>> begin Provided information

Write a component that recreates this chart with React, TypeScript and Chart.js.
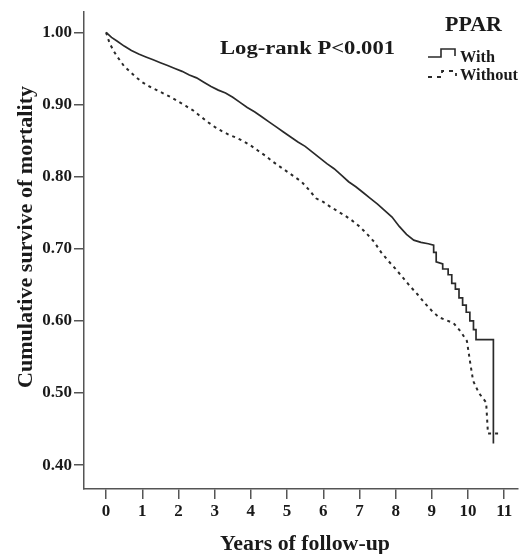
import React, { useEffect, useRef } from "react";
import { Chart, registerables } from "chart.js";

Chart.register(...registerables);

const withTimes = [0, 0.15, 0.3, 0.5, 0.7, 0.9, 1.1, 1.3, 1.5, 1.7, 1.9, 2.1, 2.3, 2.5, 2.7, 2.9, 3.1, 3.3, 3.5, 3.7, 3.9, 4.1, 4.3, 4.5, 4.7, 4.9, 5.1, 5.3, 5.5, 5.7, 5.9, 6.1, 6.3, 6.5, 6.7, 6.9, 7.1, 7.3, 7.5, 7.7, 7.9, 8.1, 8.3, 8.5, 8.7, 8.9, 9.05, 9.05, 9.12, 9.12, 9.3, 9.3, 9.45, 9.45, 9.55, 9.55, 9.65, 9.65, 9.75, 9.75, 9.85, 9.85, 9.95, 9.95, 10.05, 10.05, 10.15, 10.15, 10.22, 10.22, 10.7, 10.7];
const withSurvival = [1.0, 0.993, 0.988, 0.981, 0.975, 0.97, 0.966, 0.962, 0.958, 0.954, 0.95, 0.946, 0.941, 0.937, 0.931, 0.925, 0.92, 0.916, 0.91, 0.903, 0.896, 0.89, 0.883, 0.876, 0.869, 0.862, 0.855, 0.848, 0.842, 0.834, 0.826, 0.818, 0.811, 0.802, 0.793, 0.786, 0.778, 0.77, 0.762, 0.753, 0.744, 0.731, 0.72, 0.712, 0.709, 0.707, 0.705, 0.695, 0.695, 0.682, 0.679, 0.672, 0.672, 0.664, 0.664, 0.652, 0.652, 0.644, 0.644, 0.632, 0.632, 0.622, 0.622, 0.612, 0.612, 0.6, 0.6, 0.588, 0.588, 0.574, 0.574, 0.43];

const withoutTimes = [0, 0.05, 0.1, 0.2, 0.3, 0.4, 0.5, 0.65, 0.8, 1.0, 1.2, 1.4, 1.6, 1.8, 2.0, 2.2, 2.4, 2.6, 2.8, 3.0, 3.2, 3.4, 3.6, 3.8, 4.0, 4.2, 4.4, 4.6, 4.8, 5.0, 5.2, 5.4, 5.6, 5.8, 6.0, 6.2, 6.4, 6.6, 6.8, 7.0, 7.2, 7.4, 7.6, 7.8, 8.0, 8.2, 8.4, 8.6, 8.8, 9.0, 9.2, 9.4, 9.6, 9.8, 9.97, 10.05, 10.14, 10.3, 10.5, 10.55, 10.94];
const withoutSurvival = [1.0, 0.992, 0.985, 0.975, 0.967, 0.96, 0.953, 0.946, 0.939, 0.931, 0.925, 0.92, 0.915, 0.91, 0.904, 0.898, 0.892, 0.884, 0.876, 0.869, 0.863, 0.858, 0.854, 0.849, 0.843, 0.836, 0.829, 0.821, 0.814, 0.807, 0.8, 0.793, 0.782, 0.77, 0.765, 0.758, 0.752, 0.746, 0.739, 0.731, 0.721, 0.71, 0.695, 0.683, 0.672, 0.66, 0.648, 0.637, 0.625, 0.614, 0.605, 0.601, 0.597, 0.585, 0.572, 0.545, 0.517, 0.5, 0.487, 0.444, 0.444];

const xTicks = [0, 1, 2, 3, 4, 5, 6, 7, 8, 9, 10, 11];
const yTicks = [0.4, 0.5, 0.6, 0.7, 0.8, 0.9, 1.0];

const seriesLabels = ["With", "Without"];
const legendTitle = "PPAR";
const annotation = "Log-rank P<0.001";
const xTitle = "Years of follow-up";
const yTitle = "Cumulative survive of mortality";

const FONT = '"Liberation Serif", "Times New Roman", serif';
const INK = "#1a1a1a";

function fitText(ctx: CanvasRenderingContext2D, text: string, x: number, y: number, w: number, size: number, rotate = false) {
  ctx.save();
  ctx.font = `bold ${size}px ${FONT}`;
  ctx.fillStyle = INK;
  ctx.textBaseline = "alphabetic";
  ctx.textAlign = "left";
  const m = ctx.measureText(text).width;
  ctx.translate(x, y);
  if (rotate) ctx.rotate(-Math.PI / 2);
  ctx.scale(w / m, 1);
  ctx.fillText(text, 0, 0);
  ctx.restore();
}

const textPlugin = {
  id: "kmText",
  afterDraw(chart: any) {
    const ctx: CanvasRenderingContext2D = chart.ctx;
    fitText(ctx, annotation, 220, 53.5, 175, 19);
    fitText(ctx, legendTitle, 445, 30.5, 57, 21);
    fitText(ctx, seriesLabels[0], 460, 62, 35, 17);
    fitText(ctx, seriesLabels[1], 460, 79.5, 58, 17);
    fitText(ctx, xTitle, 220, 550, 170, 20);
    fitText(ctx, yTitle, 32, 388, 302, 21, true);

    ctx.save();
    ctx.strokeStyle = "#2a2a2a";
    ctx.lineWidth = 1.6;
    ctx.beginPath();
    ctx.moveTo(428, 57);
    ctx.lineTo(441, 57);
    ctx.lineTo(441, 49);
    ctx.lineTo(455, 49);
    ctx.lineTo(455, 56);
    ctx.stroke();
    ctx.setLineDash([4, 5]);
    ctx.lineWidth = 1.8;
    ctx.beginPath();
    ctx.moveTo(428, 77);
    ctx.lineTo(442, 77);
    ctx.lineTo(442, 71);
    ctx.lineTo(456, 71);
    ctx.lineTo(456, 76);
    ctx.stroke();
    ctx.restore();
  },
};

export default function App() {
  const ref = useRef<HTMLCanvasElement | null>(null);

  useEffect(() => {
    if (!ref.current) return;
    const chart = new Chart(ref.current, {
      type: "line",
      data: {
        datasets: [
          {
            label: seriesLabels[0],
            data: withTimes.map((t, i) => ({ x: t, y: withSurvival[i] })),
            borderColor: "#2a2a2a",
            borderWidth: 1.7,
            pointRadius: 0,
            tension: 0,
            fill: false,
          },
          {
            label: seriesLabels[1],
            data: withoutTimes.map((t, i) => ({ x: t, y: withoutSurvival[i] })),
            borderColor: "#2a2a2a",
            borderWidth: 2,
            borderDash: [3, 4],
            pointRadius: 0,
            tension: 0,
            fill: false,
          },
        ],
      },
      options: {
        responsive: false,
        animation: false,
        layout: { padding: { top: 10, right: 3, left: 0, bottom: 0 } },
        plugins: { legend: { display: false }, tooltip: { enabled: false } },
        scales: {
          x: {
            type: "linear",
            min: -0.61,
            max: 11.38,
            afterBuildTicks: (s: any) => {
              s.ticks = xTicks.map((v) => ({ value: v }));
            },
            afterFit: (s: any) => {
              s.height = 65;
            },
            ticks: {
              font: { family: FONT, size: 17, weight: "bold" },
              color: INK,
              padding: 2,
              maxRotation: 0,
              callback: (v: any) => String(v),
            },
            grid: { drawOnChartArea: false, drawTicks: true, tickLength: 10, color: "#555", lineWidth: 1.5 },
            border: { display: true, color: "#555", width: 1.5 },
          },
          y: {
            type: "linear",
            min: 0.367,
            max: 1.028,
            afterBuildTicks: (s: any) => {
              s.ticks = yTicks.map((v) => ({ value: v }));
            },
            afterFit: (s: any) => {
              s.width = 84;
            },
            ticks: {
              font: { family: FONT, size: 17, weight: "bold" },
              color: INK,
              padding: 2,
              callback: (v: any) => Number(v).toFixed(2),
            },
            grid: { drawOnChartArea: false, drawTicks: true, tickLength: 10, color: "#555", lineWidth: 1.5 },
            border: { display: true, color: "#555", width: 1.5 },
          },
        },
      },
      plugins: [textPlugin],
    });
    return () => chart.destroy();
  }, []);

  return (
    <div style={{ position: "fixed", left: 0, top: 0, width: 521, height: 554, background: "#fff" }}>
      <canvas ref={ref} width={521} height={554} />
    </div>
  );
}
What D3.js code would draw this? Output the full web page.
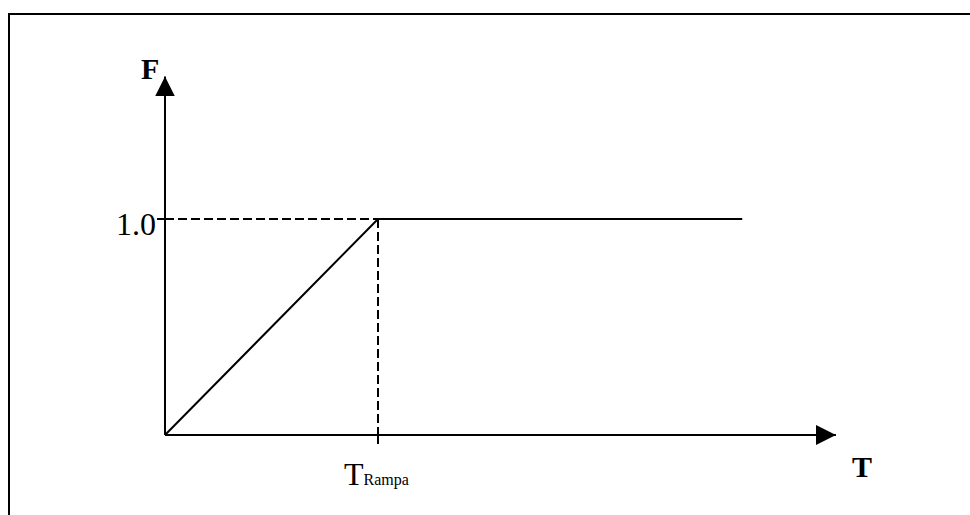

>> end Provided information

__What you have to do__. Return exactly what appears from the opening line of the material through the line with "Chart.register(...registerables);", apart from the pictures.

__Solved exercise__.
Write a component that recreates this chart with React, TypeScript and Chart.js.
import React, { useEffect, useRef } from "react";
import { Chart, registerables } from "chart.js";

Chart.register(...registerables);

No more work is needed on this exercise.